Prof. Prange taught general pedagogy at the university of Tübingen.

1. Einleitung


Es versteht sich, dass jeder Jurist das Bürgerliche Gesetzbuch kennt und die Geistlichen mit der Bibel vertraut sind; künftige Philosophen werden kaum an Platos Dialogen und der Kritik der reinen Vernunft vorbeikommen, auch wenn die weitere Lektüre dann recht verschieden ausfallen mag. Doch in der Pädagogik dürfte es schwer fallen, überhaupt einen Text anzugeben, der unbedingt von allen zu lesen wäre und gelesen wird, die sich als Experten dieses Faches ansehen. Hier verhält es sich eher so wie mit der so genannten schönen Literatur: der eine schätzt Dante und Goethe, die anderen halten sich an Thomas Mann und Samuel Beckett. Es mag örtliche Lektürevorschriften geben, aber einen Kanon als Pflichtprogramm für das Studium der Pädagogik gibt es nicht, und er scheint auch nicht erreichbar, vermutlich vielen nicht einmal erstrebenswert.

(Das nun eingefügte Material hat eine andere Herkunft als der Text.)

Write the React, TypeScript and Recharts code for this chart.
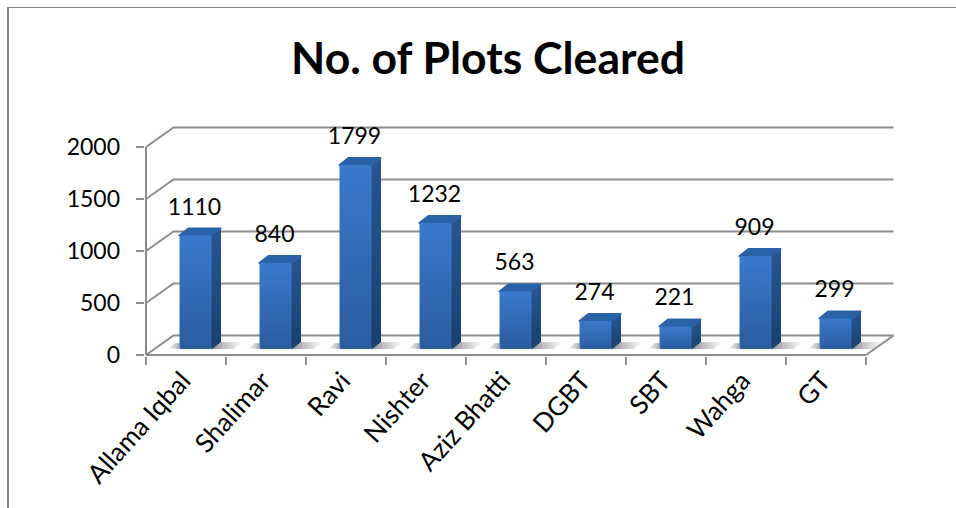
import { Bar, CartesianGrid, ComposedChart, LabelList, Line, XAxis, YAxis } from 'recharts'

const categories = ['Allama Iqbal', 'Shalimar', 'Ravi', 'Nishter', 'Aziz Bhatti', 'DGBT', 'SBT', 'Wahga', 'GT']
const plotsCleared = [1110, 840, 1799, 1232, 563, 274, 221, 909, 299]
const yTicks = [0, 500, 1000, 1500, 2000]

const data = categories.map((name, i) => ({ name, plots: plotsCleared[i] }))

const AXIS = '#8c8c8c'
const FONT = 'Lato, sans-serif'
const BAND = 80
const BASELINE = 355
// how far the back wall sits from the front axis
const DEPTH_X = 27.5
const DEPTH_Y = -19.5
// bars stand a little way into the floor
const BAR_DX = 9.5
const SIDE_W = 9
const TOP_H = 7

function WallLine({ x1, x2, y1 }: any) {
  return (
    <g>
      <polyline
        points={`${x1},${y1} ${x1 + DEPTH_X},${y1 + DEPTH_Y} ${x2 + DEPTH_X},${y1 + DEPTH_Y}`}
        fill="none"
        stroke={AXIS}
        strokeWidth={2}
      />
      {y1 === BASELINE && (
        <line x1={x2} y1={y1} x2={x2 + DEPTH_X} y2={y1 + DEPTH_Y} stroke={AXIS} strokeWidth={2} />
      )}
    </g>
  )
}

function YTick({ x, y, payload }: any) {
  return (
    <g>
      <line x1={x} x2={x + 8} y1={y} y2={y} stroke={AXIS} strokeWidth={2} />
      <text x={x - 16} y={y + 8} textAnchor="end" fontSize={23} fontFamily={FONT} fill="#000">
        {payload.value}
      </text>
    </g>
  )
}

function XTick({ x, y, payload, index }: any) {
  const left = x - BAND / 2
  return (
    <g>
      <line x1={left} x2={left} y1={y - 8} y2={y} stroke={AXIS} strokeWidth={2} />
      {index === categories.length - 1 && (
        <line x1={left + BAND} x2={left + BAND} y1={y - 8} y2={y} stroke={AXIS} strokeWidth={2} />
      )}
      <text
        x={x + 6}
        y={y + 17}
        textAnchor="end"
        fontSize={26}
        fontFamily={FONT}
        fill="#000"
        transform={`rotate(-48 ${x + 6} ${y + 17})`}
      >
        {payload.value}
      </text>
    </g>
  )
}

function Bar3D({ x, y, width, height }: any) {
  const l = x + BAR_DX
  const r = l + width
  const b = y + height
  return (
    <g>
      <polygon points={`${l - 12},${b - 1} ${l - 4},${b - 6} ${l},${b - 6} ${l},${b}`} fill="url(#shadowLeft)" />
      <polygon
        points={`${r},${b} ${r + SIDE_W},${b - TOP_H} ${r + 32},${b - TOP_H} ${r + 22},${b}`}
        fill="url(#shadowRight)"
      />
      <polygon
        points={`${r},${y} ${r + SIDE_W},${y - TOP_H} ${r + SIDE_W},${b - TOP_H} ${r},${b}`}
        fill="url(#barSide)"
        stroke="url(#barSide)"
        strokeWidth={1}
        strokeLinejoin="round"
      />
      <polygon
        points={`${l},${y} ${l + SIDE_W},${y - TOP_H} ${r + SIDE_W},${y - TOP_H} ${r},${y}`}
        fill="#2a62a8"
        stroke="#2a62a8"
        strokeWidth={2}
        strokeLinejoin="round"
      />
      <rect x={l} y={y} width={width} height={height} rx={1.5} fill="url(#barFront)" />
    </g>
  )
}

function BarValue({ x, y, width, value }: any) {
  return (
    <text
      x={x + width / 2 + BAR_DX - 1}
      y={y - 21}
      textAnchor="middle"
      fontSize={23}
      fontFamily={FONT}
      fill="#000"
    >
      {value}
    </text>
  )
}

export default function App() {
  return (
    <div style={{ position: 'fixed', left: 0, top: 0, width: 956, height: 508, overflow: 'hidden', background: '#fff' }}>
      <div
        style={{
          position: 'absolute',
          left: 7,
          top: 7,
          right: 0,
          bottom: 0,
          borderLeft: '2px solid #868686',
          borderTop: '1.5px solid #868686',
        }}
      />
      <div style={{ position: 'absolute', left: 0, top: 0 }}>
        <ComposedChart
          width={956}
          height={508}
          data={data}
          barSize={32}
          margin={{ top: 147, right: 90, bottom: 53, left: 86 }}
        >
          <defs>
            <linearGradient id="barFront" x1="0" y1="0" x2="0" y2="1">
              <stop offset="0%" stopColor="#3a7acb" />
              <stop offset="100%" stopColor="#2a5c9f" />
            </linearGradient>
            <linearGradient id="barSide" x1="0" y1="0" x2="0" y2="1">
              <stop offset="0%" stopColor="#265693" />
              <stop offset="100%" stopColor="#1c3f6e" />
            </linearGradient>
            <linearGradient id="shadowLeft" x1="0" y1="0" x2="1" y2="0">
              <stop offset="0%" stopColor="#999" stopOpacity={0} />
              <stop offset="100%" stopColor="#888" stopOpacity={0.7} />
            </linearGradient>
            <linearGradient id="shadowRight" x1="0" y1="0" x2="1" y2="0">
              <stop offset="0%" stopColor="#777" stopOpacity={0.85} />
              <stop offset="100%" stopColor="#999" stopOpacity={0} />
            </linearGradient>
          </defs>
          <text x={488} y={74} textAnchor="middle" fontSize={44.5} fontWeight={700} fontFamily={FONT} fill="#000">
            No. of Plots Cleared
          </text>
          <CartesianGrid yAxisId="axis" vertical={false} horizontalValues={yTicks} horizontal={<WallLine />} />
          <XAxis
            dataKey="name"
            interval={0}
            height={100}
            tickLine={false}
            axisLine={{ stroke: AXIS, strokeWidth: 2 }}
            tick={<XTick />}
            tickSize={8}
          />
          <YAxis
            yAxisId="axis"
            width={60}
            domain={[0, 2000]}
            ticks={yTicks}
            tickLine={false}
            axisLine={{ stroke: AXIS, strokeWidth: 2 }}
            tick={<YTick />}
            tickSize={8}
          />
          <YAxis yAxisId="bars" hide domain={[-59, 1976]} allowDataOverflow />
          {/* invisible, only here so the visible axis has a series and draws its ticks */}
          <Line yAxisId="axis" dataKey="plots" stroke="none" dot={false} legendType="none" isAnimationActive={false} />
          <Bar yAxisId="bars" dataKey="plots" shape={<Bar3D />} isAnimationActive={false}>
            <LabelList dataKey="plots" content={<BarValue />} />
          </Bar>
        </ComposedChart>
      </div>
    </div>
  )
}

Wo Vorschriften fehlen, öffnet sich das weite Feld der Empfehlungen und der Beratung. In der Tat enthalten die gängigen Einführungen in die Pädagogik und ihre Gebiete zumeist auch Lektürevorschläge, gleichsam als Wegweiser im Labyrinth der Texte. So findet sich in dem überaus nützlichen Wörterbuch der Pädagogik , das Winfried Böhm herausgegeben hat, eine Liste der pädagogischen Hauptwerke . Sie umfasst nicht weniger als 99 Titel und Namen, angefangen mit Platos Dialog Menon und einigen wenigen Schriften aus Antike und Mittelalter, Renaissance und Barock, um dann mit Rousseau in den breiten Strom der modernen Literatur zu Fragen der Erziehung, der Bildung und des Lernens einzumünden. Wer all das gelesen hat, wird von sich sagen dürfen, ein Fachmann zumindest des europäischen Erziehungsdenkens zu sein, auch wenn man noch an andere Autoren denken mag, die in der hier vorgelegten Sammlung berücksichtigt sind. Zum Beispiel Quintilian mit seinem Meisterwerk zur rhetorischen Erziehung oder Benedikt, dessen Mönchsregel das Muster für alle anderen Regeln des monastischen Lebens geworden ist, die noch folgten, oder Roger Ascham, dessen Scholemaster von 1570 ein gutes Beispiel für die Schul- und Unterrichtspädagogik der Renaissance ist.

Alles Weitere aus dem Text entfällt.